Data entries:
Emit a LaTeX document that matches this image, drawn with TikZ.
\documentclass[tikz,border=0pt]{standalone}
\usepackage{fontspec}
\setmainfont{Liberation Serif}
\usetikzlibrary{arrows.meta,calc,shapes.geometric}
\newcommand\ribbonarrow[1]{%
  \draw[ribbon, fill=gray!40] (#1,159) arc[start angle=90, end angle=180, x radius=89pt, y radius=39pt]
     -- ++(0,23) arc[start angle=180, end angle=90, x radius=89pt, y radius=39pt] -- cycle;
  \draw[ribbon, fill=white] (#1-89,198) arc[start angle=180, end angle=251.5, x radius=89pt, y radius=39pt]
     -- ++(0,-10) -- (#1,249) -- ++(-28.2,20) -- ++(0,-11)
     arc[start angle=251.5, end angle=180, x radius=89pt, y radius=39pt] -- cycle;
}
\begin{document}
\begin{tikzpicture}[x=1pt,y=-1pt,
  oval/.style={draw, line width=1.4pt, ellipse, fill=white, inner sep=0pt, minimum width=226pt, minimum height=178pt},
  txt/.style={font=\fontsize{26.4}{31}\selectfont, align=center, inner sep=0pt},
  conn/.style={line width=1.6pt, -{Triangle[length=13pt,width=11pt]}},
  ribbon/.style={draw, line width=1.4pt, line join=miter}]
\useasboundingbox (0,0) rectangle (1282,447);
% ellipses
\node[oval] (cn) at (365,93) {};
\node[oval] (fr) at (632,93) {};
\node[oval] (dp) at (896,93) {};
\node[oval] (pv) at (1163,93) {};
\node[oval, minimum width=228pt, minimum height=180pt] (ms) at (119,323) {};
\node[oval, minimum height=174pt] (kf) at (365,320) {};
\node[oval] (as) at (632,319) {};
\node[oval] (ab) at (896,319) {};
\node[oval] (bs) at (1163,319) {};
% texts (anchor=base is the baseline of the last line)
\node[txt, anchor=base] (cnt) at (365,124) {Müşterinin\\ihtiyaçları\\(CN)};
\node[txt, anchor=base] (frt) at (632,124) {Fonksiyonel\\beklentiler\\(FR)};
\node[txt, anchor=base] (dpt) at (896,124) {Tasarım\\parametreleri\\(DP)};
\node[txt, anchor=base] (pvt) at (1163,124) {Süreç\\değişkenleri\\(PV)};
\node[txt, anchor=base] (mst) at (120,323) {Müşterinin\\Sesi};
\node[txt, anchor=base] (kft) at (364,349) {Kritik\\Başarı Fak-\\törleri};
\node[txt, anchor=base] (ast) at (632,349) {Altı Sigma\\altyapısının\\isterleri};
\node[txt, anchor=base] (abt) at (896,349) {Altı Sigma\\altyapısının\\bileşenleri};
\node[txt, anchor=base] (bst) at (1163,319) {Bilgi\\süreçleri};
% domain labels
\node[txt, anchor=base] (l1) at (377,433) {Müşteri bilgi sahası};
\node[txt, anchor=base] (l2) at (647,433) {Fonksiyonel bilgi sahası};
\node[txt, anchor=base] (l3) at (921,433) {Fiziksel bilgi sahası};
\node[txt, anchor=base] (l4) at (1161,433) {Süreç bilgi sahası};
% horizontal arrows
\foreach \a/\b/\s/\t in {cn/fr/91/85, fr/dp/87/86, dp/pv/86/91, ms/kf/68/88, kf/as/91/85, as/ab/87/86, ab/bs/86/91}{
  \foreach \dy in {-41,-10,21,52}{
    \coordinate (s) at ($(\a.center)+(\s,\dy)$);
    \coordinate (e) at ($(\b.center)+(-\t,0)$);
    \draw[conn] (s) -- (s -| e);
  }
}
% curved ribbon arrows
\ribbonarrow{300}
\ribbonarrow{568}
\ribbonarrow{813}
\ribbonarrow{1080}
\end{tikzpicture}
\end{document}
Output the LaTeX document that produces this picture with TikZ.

(Exercise description):
Extract the data in full. Keep it word for word.

(Expected answer):
Emit a LaTeX document that matches this image, drawn with TikZ.
\documentclass[tikz,border=0pt]{standalone}
\usepackage{fontspec}
\setmainfont{Liberation Serif}
\usetikzlibrary{arrows.meta,calc,shapes.geometric}
\newcommand\ribbonarrow[1]{%
  \draw[ribbon, fill=gray!40] (#1,159) arc[start angle=90, end angle=180, x radius=89pt, y radius=39pt]
     -- ++(0,23) arc[start angle=180, end angle=90, x radius=89pt, y radius=39pt] -- cycle;
  \draw[ribbon, fill=white] (#1-89,198) arc[start angle=180, end angle=251.5, x radius=89pt, y radius=39pt]
     -- ++(0,-10) -- (#1,249) -- ++(-28.2,20) -- ++(0,-11)
     arc[start angle=251.5, end angle=180, x radius=89pt, y radius=39pt] -- cycle;
}
\begin{document}
\begin{tikzpicture}[x=1pt,y=-1pt,
  oval/.style={draw, line width=1.4pt, ellipse, fill=white, inner sep=0pt, minimum width=226pt, minimum height=178pt},
  txt/.style={font=\fontsize{26.4}{31}\selectfont, align=center, inner sep=0pt},
  conn/.style={line width=1.6pt, -{Triangle[length=13pt,width=11pt]}},
  ribbon/.style={draw, line width=1.4pt, line join=miter}]
\useasboundingbox (0,0) rectangle (1282,447);
% ellipses
\node[oval] (cn) at (365,93) {};
\node[oval] (fr) at (632,93) {};
\node[oval] (dp) at (896,93) {};
\node[oval] (pv) at (1163,93) {};
\node[oval, minimum width=228pt, minimum height=180pt] (ms) at (119,323) {};
\node[oval, minimum height=174pt] (kf) at (365,320) {};
\node[oval] (as) at (632,319) {};
\node[oval] (ab) at (896,319) {};
\node[oval] (bs) at (1163,319) {};
% texts (anchor=base is the baseline of the last line)
\node[txt, anchor=base] (cnt) at (365,124) {Müşterinin\\ihtiyaçları\\(CN)};
\node[txt, anchor=base] (frt) at (632,124) {Fonksiyonel\\beklentiler\\(FR)};
\node[txt, anchor=base] (dpt) at (896,124) {Tasarım\\parametreleri\\(DP)};
\node[txt, anchor=base] (pvt) at (1163,124) {Süreç\\değişkenleri\\(PV)};
\node[txt, anchor=base] (mst) at (120,323) {Müşterinin\\Sesi};
\node[txt, anchor=base] (kft) at (364,349) {Kritik\\Başarı Fak-\\törleri};
\node[txt, anchor=base] (ast) at (632,349) {Altı Sigma\\altyapısının\\isterleri};
\node[txt, anchor=base] (abt) at (896,349) {Altı Sigma\\altyapısının\\bileşenleri};
\node[txt, anchor=base] (bst) at (1163,319) {Bilgi\\süreçleri};
% domain labels
\node[txt, anchor=base] (l1) at (377,433) {Müşteri bilgi sahası};
\node[txt, anchor=base] (l2) at (647,433) {Fonksiyonel bilgi sahası};
\node[txt, anchor=base] (l3) at (921,433) {Fiziksel bilgi sahası};
\node[txt, anchor=base] (l4) at (1161,433) {Süreç bilgi sahası};
% horizontal arrows
\foreach \a/\b/\s/\t in {cn/fr/91/85, fr/dp/87/86, dp/pv/86/91, ms/kf/68/88, kf/as/91/85, as/ab/87/86, ab/bs/86/91}{
  \foreach \dy in {-41,-10,21,52}{
    \coordinate (s) at ($(\a.center)+(\s,\dy)$);
    \coordinate (e) at ($(\b.center)+(-\t,0)$);
    \draw[conn] (s) -- (s -| e);
  }
}
% curved ribbon arrows
\ribbonarrow{300}
\ribbonarrow{568}
\ribbonarrow{813}
\ribbonarrow{1080}
\end{tikzpicture}
\end{document}
Output the LaTeX document that produces this picture with TikZ.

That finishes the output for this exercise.